▸ GOAL
Without the pictures, set down every line of the data exactly.

--------------------------------

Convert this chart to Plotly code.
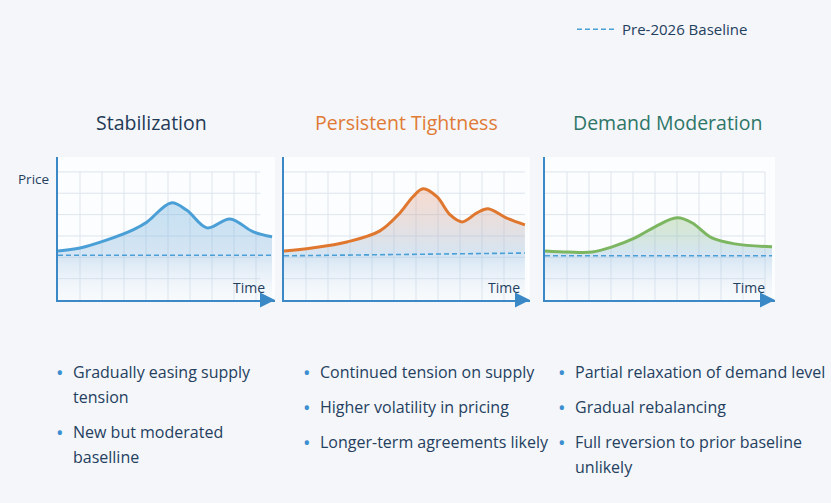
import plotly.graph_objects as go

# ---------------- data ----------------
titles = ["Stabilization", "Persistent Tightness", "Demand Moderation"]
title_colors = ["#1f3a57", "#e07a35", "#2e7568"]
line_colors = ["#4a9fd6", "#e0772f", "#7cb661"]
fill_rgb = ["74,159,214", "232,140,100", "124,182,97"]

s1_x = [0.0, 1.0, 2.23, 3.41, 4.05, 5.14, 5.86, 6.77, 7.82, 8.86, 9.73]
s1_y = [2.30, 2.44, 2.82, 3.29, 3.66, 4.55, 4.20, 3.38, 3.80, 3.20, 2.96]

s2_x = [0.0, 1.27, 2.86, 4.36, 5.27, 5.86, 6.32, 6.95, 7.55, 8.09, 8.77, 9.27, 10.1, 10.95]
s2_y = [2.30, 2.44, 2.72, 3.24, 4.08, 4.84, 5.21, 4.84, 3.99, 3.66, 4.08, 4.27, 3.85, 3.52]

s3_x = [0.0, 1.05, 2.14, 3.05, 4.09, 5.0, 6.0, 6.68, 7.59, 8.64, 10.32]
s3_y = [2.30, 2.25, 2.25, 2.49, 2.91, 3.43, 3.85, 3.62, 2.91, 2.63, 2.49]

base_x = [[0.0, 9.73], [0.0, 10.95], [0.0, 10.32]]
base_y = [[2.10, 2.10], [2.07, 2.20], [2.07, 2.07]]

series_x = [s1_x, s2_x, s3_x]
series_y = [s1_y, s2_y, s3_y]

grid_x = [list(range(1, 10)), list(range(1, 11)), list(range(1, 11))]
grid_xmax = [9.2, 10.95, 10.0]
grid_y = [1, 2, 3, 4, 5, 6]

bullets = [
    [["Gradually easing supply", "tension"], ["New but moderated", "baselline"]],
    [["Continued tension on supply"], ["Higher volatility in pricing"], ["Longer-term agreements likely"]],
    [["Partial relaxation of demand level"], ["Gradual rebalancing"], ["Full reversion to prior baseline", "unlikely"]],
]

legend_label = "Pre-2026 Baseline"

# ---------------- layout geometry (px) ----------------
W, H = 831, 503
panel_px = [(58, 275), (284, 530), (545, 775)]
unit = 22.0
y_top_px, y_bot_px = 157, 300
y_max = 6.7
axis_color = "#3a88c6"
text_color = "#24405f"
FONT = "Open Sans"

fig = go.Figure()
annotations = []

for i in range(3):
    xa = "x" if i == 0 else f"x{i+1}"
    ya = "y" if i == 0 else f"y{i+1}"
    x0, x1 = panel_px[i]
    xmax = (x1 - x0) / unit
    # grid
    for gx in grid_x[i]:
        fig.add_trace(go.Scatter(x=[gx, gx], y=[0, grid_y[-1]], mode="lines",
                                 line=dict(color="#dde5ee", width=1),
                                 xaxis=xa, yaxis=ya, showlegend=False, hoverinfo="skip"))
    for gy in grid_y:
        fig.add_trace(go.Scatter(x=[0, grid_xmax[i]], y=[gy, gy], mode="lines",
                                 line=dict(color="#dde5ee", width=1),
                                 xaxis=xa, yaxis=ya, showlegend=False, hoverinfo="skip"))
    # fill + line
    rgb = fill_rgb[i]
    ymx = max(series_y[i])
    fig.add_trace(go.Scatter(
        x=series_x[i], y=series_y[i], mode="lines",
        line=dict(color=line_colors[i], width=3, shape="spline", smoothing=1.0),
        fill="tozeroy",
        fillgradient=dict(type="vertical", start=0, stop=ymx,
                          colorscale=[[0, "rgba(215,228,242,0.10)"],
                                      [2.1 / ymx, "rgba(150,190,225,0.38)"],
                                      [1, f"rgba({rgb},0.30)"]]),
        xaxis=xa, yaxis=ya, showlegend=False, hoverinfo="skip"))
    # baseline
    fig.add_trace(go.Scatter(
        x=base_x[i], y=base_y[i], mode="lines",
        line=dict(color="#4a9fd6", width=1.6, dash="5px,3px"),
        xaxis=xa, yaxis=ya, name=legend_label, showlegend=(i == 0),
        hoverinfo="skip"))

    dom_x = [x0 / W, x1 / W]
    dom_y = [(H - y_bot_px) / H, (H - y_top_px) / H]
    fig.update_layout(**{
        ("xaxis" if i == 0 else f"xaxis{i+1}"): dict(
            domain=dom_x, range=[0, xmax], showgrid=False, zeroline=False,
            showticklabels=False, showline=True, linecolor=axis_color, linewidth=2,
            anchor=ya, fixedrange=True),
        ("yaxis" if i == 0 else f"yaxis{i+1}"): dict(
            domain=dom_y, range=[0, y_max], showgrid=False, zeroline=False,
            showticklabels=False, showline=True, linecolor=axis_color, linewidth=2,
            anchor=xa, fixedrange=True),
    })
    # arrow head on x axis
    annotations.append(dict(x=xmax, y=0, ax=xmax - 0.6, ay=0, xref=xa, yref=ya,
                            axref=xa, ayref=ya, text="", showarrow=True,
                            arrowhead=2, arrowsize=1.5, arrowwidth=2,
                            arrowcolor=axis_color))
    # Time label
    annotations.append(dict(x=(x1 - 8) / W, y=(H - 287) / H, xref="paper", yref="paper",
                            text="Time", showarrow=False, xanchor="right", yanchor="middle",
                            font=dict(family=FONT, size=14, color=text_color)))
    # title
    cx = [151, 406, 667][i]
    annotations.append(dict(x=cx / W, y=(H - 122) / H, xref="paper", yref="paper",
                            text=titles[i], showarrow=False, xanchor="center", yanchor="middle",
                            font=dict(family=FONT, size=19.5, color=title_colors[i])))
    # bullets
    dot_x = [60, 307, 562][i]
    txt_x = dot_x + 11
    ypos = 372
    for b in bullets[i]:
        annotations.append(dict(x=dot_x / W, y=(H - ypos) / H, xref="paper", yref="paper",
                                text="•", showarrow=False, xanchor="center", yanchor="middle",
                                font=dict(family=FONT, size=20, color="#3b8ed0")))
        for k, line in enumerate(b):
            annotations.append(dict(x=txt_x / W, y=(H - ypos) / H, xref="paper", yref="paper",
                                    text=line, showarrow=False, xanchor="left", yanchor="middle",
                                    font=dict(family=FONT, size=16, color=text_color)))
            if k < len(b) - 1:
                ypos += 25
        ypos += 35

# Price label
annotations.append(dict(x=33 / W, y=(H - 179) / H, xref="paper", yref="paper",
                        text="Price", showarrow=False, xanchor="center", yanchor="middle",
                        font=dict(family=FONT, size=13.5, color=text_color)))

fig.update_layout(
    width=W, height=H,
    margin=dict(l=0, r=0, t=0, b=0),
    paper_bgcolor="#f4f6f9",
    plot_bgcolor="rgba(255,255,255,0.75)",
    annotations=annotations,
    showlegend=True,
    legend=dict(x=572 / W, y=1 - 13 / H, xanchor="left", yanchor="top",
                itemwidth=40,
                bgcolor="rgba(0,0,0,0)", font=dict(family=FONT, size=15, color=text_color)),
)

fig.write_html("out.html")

--------------------------------

▸ ANSWER TO THIS EXERCISE
Convert this chart to Plotly code.
import plotly.graph_objects as go

# ---------------- data ----------------
titles = ["Stabilization", "Persistent Tightness", "Demand Moderation"]
title_colors = ["#1f3a57", "#e07a35", "#2e7568"]
line_colors = ["#4a9fd6", "#e0772f", "#7cb661"]
fill_rgb = ["74,159,214", "232,140,100", "124,182,97"]

s1_x = [0.0, 1.0, 2.23, 3.41, 4.05, 5.14, 5.86, 6.77, 7.82, 8.86, 9.73]
s1_y = [2.30, 2.44, 2.82, 3.29, 3.66, 4.55, 4.20, 3.38, 3.80, 3.20, 2.96]

s2_x = [0.0, 1.27, 2.86, 4.36, 5.27, 5.86, 6.32, 6.95, 7.55, 8.09, 8.77, 9.27, 10.1, 10.95]
s2_y = [2.30, 2.44, 2.72, 3.24, 4.08, 4.84, 5.21, 4.84, 3.99, 3.66, 4.08, 4.27, 3.85, 3.52]

s3_x = [0.0, 1.05, 2.14, 3.05, 4.09, 5.0, 6.0, 6.68, 7.59, 8.64, 10.32]
s3_y = [2.30, 2.25, 2.25, 2.49, 2.91, 3.43, 3.85, 3.62, 2.91, 2.63, 2.49]

base_x = [[0.0, 9.73], [0.0, 10.95], [0.0, 10.32]]
base_y = [[2.10, 2.10], [2.07, 2.20], [2.07, 2.07]]

series_x = [s1_x, s2_x, s3_x]
series_y = [s1_y, s2_y, s3_y]

grid_x = [list(range(1, 10)), list(range(1, 11)), list(range(1, 11))]
grid_xmax = [9.2, 10.95, 10.0]
grid_y = [1, 2, 3, 4, 5, 6]

bullets = [
    [["Gradually easing supply", "tension"], ["New but moderated", "baselline"]],
    [["Continued tension on supply"], ["Higher volatility in pricing"], ["Longer-term agreements likely"]],
    [["Partial relaxation of demand level"], ["Gradual rebalancing"], ["Full reversion to prior baseline", "unlikely"]],
]

legend_label = "Pre-2026 Baseline"

# ---------------- layout geometry (px) ----------------
W, H = 831, 503
panel_px = [(58, 275), (284, 530), (545, 775)]
unit = 22.0
y_top_px, y_bot_px = 157, 300
y_max = 6.7
axis_color = "#3a88c6"
text_color = "#24405f"
FONT = "Open Sans"

fig = go.Figure()
annotations = []

for i in range(3):
    xa = "x" if i == 0 else f"x{i+1}"
    ya = "y" if i == 0 else f"y{i+1}"
    x0, x1 = panel_px[i]
    xmax = (x1 - x0) / unit
    # grid
    for gx in grid_x[i]:
        fig.add_trace(go.Scatter(x=[gx, gx], y=[0, grid_y[-1]], mode="lines",
                                 line=dict(color="#dde5ee", width=1),
                                 xaxis=xa, yaxis=ya, showlegend=False, hoverinfo="skip"))
    for gy in grid_y:
        fig.add_trace(go.Scatter(x=[0, grid_xmax[i]], y=[gy, gy], mode="lines",
                                 line=dict(color="#dde5ee", width=1),
                                 xaxis=xa, yaxis=ya, showlegend=False, hoverinfo="skip"))
    # fill + line
    rgb = fill_rgb[i]
    ymx = max(series_y[i])
    fig.add_trace(go.Scatter(
        x=series_x[i], y=series_y[i], mode="lines",
        line=dict(color=line_colors[i], width=3, shape="spline", smoothing=1.0),
        fill="tozeroy",
        fillgradient=dict(type="vertical", start=0, stop=ymx,
                          colorscale=[[0, "rgba(215,228,242,0.10)"],
                                      [2.1 / ymx, "rgba(150,190,225,0.38)"],
                                      [1, f"rgba({rgb},0.30)"]]),
        xaxis=xa, yaxis=ya, showlegend=False, hoverinfo="skip"))
    # baseline
    fig.add_trace(go.Scatter(
        x=base_x[i], y=base_y[i], mode="lines",
        line=dict(color="#4a9fd6", width=1.6, dash="5px,3px"),
        xaxis=xa, yaxis=ya, name=legend_label, showlegend=(i == 0),
        hoverinfo="skip"))

    dom_x = [x0 / W, x1 / W]
    dom_y = [(H - y_bot_px) / H, (H - y_top_px) / H]
    fig.update_layout(**{
        ("xaxis" if i == 0 else f"xaxis{i+1}"): dict(
            domain=dom_x, range=[0, xmax], showgrid=False, zeroline=False,
            showticklabels=False, showline=True, linecolor=axis_color, linewidth=2,
            anchor=ya, fixedrange=True),
        ("yaxis" if i == 0 else f"yaxis{i+1}"): dict(
            domain=dom_y, range=[0, y_max], showgrid=False, zeroline=False,
            showticklabels=False, showline=True, linecolor=axis_color, linewidth=2,
            anchor=xa, fixedrange=True),
    })
    # arrow head on x axis
    annotations.append(dict(x=xmax, y=0, ax=xmax - 0.6, ay=0, xref=xa, yref=ya,
                            axref=xa, ayref=ya, text="", showarrow=True,
                            arrowhead=2, arrowsize=1.5, arrowwidth=2,
                            arrowcolor=axis_color))
    # Time label
    annotations.append(dict(x=(x1 - 8) / W, y=(H - 287) / H, xref="paper", yref="paper",
                            text="Time", showarrow=False, xanchor="right", yanchor="middle",
                            font=dict(family=FONT, size=14, color=text_color)))
    # title
    cx = [151, 406, 667][i]
    annotations.append(dict(x=cx / W, y=(H - 122) / H, xref="paper", yref="paper",
                            text=titles[i], showarrow=False, xanchor="center", yanchor="middle",
                            font=dict(family=FONT, size=19.5, color=title_colors[i])))
    # bullets
    dot_x = [60, 307, 562][i]
    txt_x = dot_x + 11
    ypos = 372
    for b in bullets[i]:
        annotations.append(dict(x=dot_x / W, y=(H - ypos) / H, xref="paper", yref="paper",
                                text="•", showarrow=False, xanchor="center", yanchor="middle",
                                font=dict(family=FONT, size=20, color="#3b8ed0")))
        for k, line in enumerate(b):
            annotations.append(dict(x=txt_x / W, y=(H - ypos) / H, xref="paper", yref="paper",
                                    text=line, showarrow=False, xanchor="left", yanchor="middle",
                                    font=dict(family=FONT, size=16, color=text_color)))
            if k < len(b) - 1:
                ypos += 25
        ypos += 35

# Price label
annotations.append(dict(x=33 / W, y=(H - 179) / H, xref="paper", yref="paper",
                        text="Price", showarrow=False, xanchor="center", yanchor="middle",
                        font=dict(family=FONT, size=13.5, color=text_color)))

fig.update_layout(
    width=W, height=H,
    margin=dict(l=0, r=0, t=0, b=0),
    paper_bgcolor="#f4f6f9",
    plot_bgcolor="rgba(255,255,255,0.75)",
    annotations=annotations,
    showlegend=True,
    legend=dict(x=572 / W, y=1 - 13 / H, xanchor="left", yanchor="top",
                itemwidth=40,
                bgcolor="rgba(0,0,0,0)", font=dict(family=FONT, size=15, color=text_color)),
)

fig.write_html("out.html")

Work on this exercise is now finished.